The problem with MAC’s new Rodarte collection? The products are inspired by a city in Northern Mexico. But not any Mexican city – they’re inspired by Ciudad Juárez, a place so dangerous for women that the term ‘femicide’ has been coined to describe the death of hundreds of females who lived there. At least 500 (some estimate that number could in fact be in the thousands) young women have gone missing from the town, their decomposing bodies later found in the desert – in some cases, feet away from the corpses of other missing Juárez women. Women have disappeared into the ether on their way to or from work; vacant lots have become crime scenes, the desert a giant graveyard.

The violent deaths of las muertas de Juárez (‘the dead women of Juárez’) have been occurring since at least 1993, and the senseless crimes are continuing year on year. Men have been arrested, some have been charged, but still the violence continues, and questions are on the lips of every mother, father, friend or child who has lost a woman in their life to an invisible murderer.

The majority of these women worked in the maquiladora, known for their intensive, sweatshop conditions, long hours and monitoring of women’s fertility. These are not pleasant places to work. But they are a means to an end for women, for it is mostly women who work in them. A handful of the women who were murdered worked as prostitutes.  Some were natives of the town, others had moved to work in the maquiladora. The youngest women were in their teens.  Many women have never been found; many bodies have never been identified.

Juarez may not be a household name in Europe, but it is not a place that can have escaped MAC’s attention. Groups such as the Nuestras Hijas de Regreso a Casa and the Juarez Project, to name just two, have been formed. Numerous television programmes, films and documentaries have been made about the deaths. Books, poems and articles have been written about the city. Musicians such as Tori Amos and At the Drive In have been inspired by the shocking violence and murders.
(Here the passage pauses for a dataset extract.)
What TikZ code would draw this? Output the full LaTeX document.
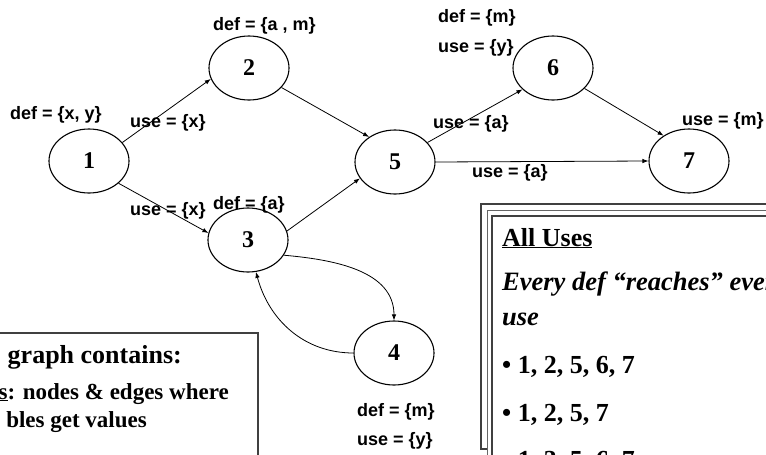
\documentclass[tikz,border=0pt]{standalone}
\usepackage{fontspec}
\setmainfont{Liberation Serif}
\newfontfamily\arialfont{Liberation Sans}
\usepackage{tikz}
\usetikzlibrary{arrows.meta, shapes.geometric, positioning}

\begin{document}
\begin{tikzpicture}[x=1pt, y=1pt,
		vertex/.style={draw, ellipse, line width=1.1pt, minimum width=80pt, minimum height=64pt, inner sep=0pt, font=\fontsize{24}{28}\selectfont\bfseries},
		flow/.style={-{Latex[length=6pt, width=4.5pt]}, line width=0.8pt},
		lbl/.style={anchor=base west, inner sep=0pt, font=\arialfont\fontsize{18}{21}\selectfont\bfseries},
		txt/.style={anchor=base west, inner sep=0pt, font=\fontsize{26}{30}\selectfont\bfseries},
		subtxt/.style={anchor=base east, inner sep=0pt, font=\fontsize{23}{27}\selectfont\bfseries},
		frame/.style={draw=black!75, line width=1.4pt}]
	\path[use as bounding box] (0,0) rectangle (766,-455);
	\clip (0,0) rectangle (766,-455);

	% flow graph
	\foreach \n/\x/\y in {1/89/161, 2/249/68, 3/248/240, 4/394/353, 5/395/162, 6/553/68, 7/689/161}{
		\node[vertex] (n\n) at (\x,-\y) {\n};
	}
	\foreach \s/\sa/\t/\ta in {1/29/2/196, 1/-37/3/170, 2/-31/5/136, 3/13/5/205, 5/31/6/215, 5/0/7/180, 6/-33/7/135}{
		\draw[flow] (n\s.\sa) -- (n\t.\ta);
	}
	% loop between 3 and 4
	\draw[flow] (n3.-23) to [out=-5, in=90] (n4.90);
	\draw[flow] (n4.180) to [out=180, in=-75] (n3.-76);

	% def/use labels:
	\node[lbl] (d1) at (10,-119) {def = \{x, y\}};
	\node[lbl] (u12) at (130,-127) {use = \{x\}};
	\node[lbl] (u13) at (130,-215) {use = \{x\}};
	\node[lbl] (d2) at (213,-30) {def = \{a , m\}};
	\node[lbl] (d3) at (213,-209) {def = \{a\}};
	\node[lbl] (d6) at (438,-23) {def = \{m\}};
	\node[lbl] (u6) at (438,-52) {use = \{y\}};
	\node[lbl] (u56) at (433,-128) {use = \{a\}};
	\node[lbl] (u57) at (472,-177) {use = \{a\}};
	\node[lbl] (u7) at (682,-125) {use = \{m\}};
	\node[lbl] (d4) at (357,-416) {def = \{m\}};
	\node[lbl] (u4) at (357,-445) {use = \{y\}};

	% left text box
	\draw[frame, line width=1.2pt] (-10,-333) rectangle (258,-470);
	\node[subtxt, font=\fontsize{26}{30}\selectfont\bfseries] (gc) at (182,-363) {graph contains:};
	\node[subtxt] (defs1) at (229,-399) {\underline{s}: nodes \& edges where};
	\node[subtxt] (defs2) at (147,-427) {bles get values};

	% right text box, triple frame
	\draw[frame] (481,-204) rectangle (790,-449);
	\draw[draw=black!60, line width=0.8pt, fill=white] (487,-210) rectangle (790,-470);
	\draw[frame] (492,-216) rectangle (790,-470);
	\node[txt] (au) at (502,-246) {\underline{All Uses}};
	\node[txt, font=\fontsize{26.5}{30}\selectfont\bfseries\itshape] (ev) at (502,-290) {Every def “reaches” every};
	\node[txt, font=\fontsize{26.5}{30}\selectfont\bfseries\itshape] (us) at (502,-325) {use};
	\node[txt] (p1) at (502,-373) {• 1, 2, 5, 6, 7};
	\node[txt] (p2) at (502,-421) {• 1, 2, 5, 7};
	\node[txt] (p3) at (502,-468) {• 1, 3, 5, 6, 7};
\end{tikzpicture}
\end{document}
When some beauty bloggers realised that the MAC Rodarte collection was inspired by the landscape of Juarez, but that the items were named ‘Sleepwalker’, ‘Ghost town’, ‘Factory’ and ‘Badlands’, they were incensed. These names have clear links to the plight of women working in maquiladora – and the promotional photographs feature a ghostly, dead-eyed model. Women who love make-up are sometimes seen as having a frivolous hobby, of only being interested in make-up because of its camouflaging (rather than transformative or creative) power. As we saw when Beaut.ie won the best blog award at the Irish Blog Awards, beauty blogs are seen by some as fluffy, unimportant websites that aren’t bothered with big issues. What this case has shown is that in fact there are many beauty ‘junkies’ who do care about what they purchase; women who will not wear an eyeshadow that is streaked with bright red rivulets when they know that it is inspired by a city where women have been left to die on bloodied concrete floors.

Thanks to these bloggers, MAC have stated that they are sorry for offending customers and fans, and that this was never their intention. “We are committed to donating $100,000 to a non-profit organization that has a proven, successful track-record helping women in need and that can directly improve the lives of women in Juárez in a meaningful way,” they announced yesterday, adding that the names in the collection will be changed.

Rodarte said their makeup collaboration with MAC “developed from inspirations on a road trip that we took in Texas last year, from El Paso to Marfa”, but that they “are truly saddened about injustice in Juárez and it is a very important issue to us”.

The names can be changed, the apologies made; but the fact remains that women are being murdered every year in Ciudad Juárez, and there is nothing beautiful about that.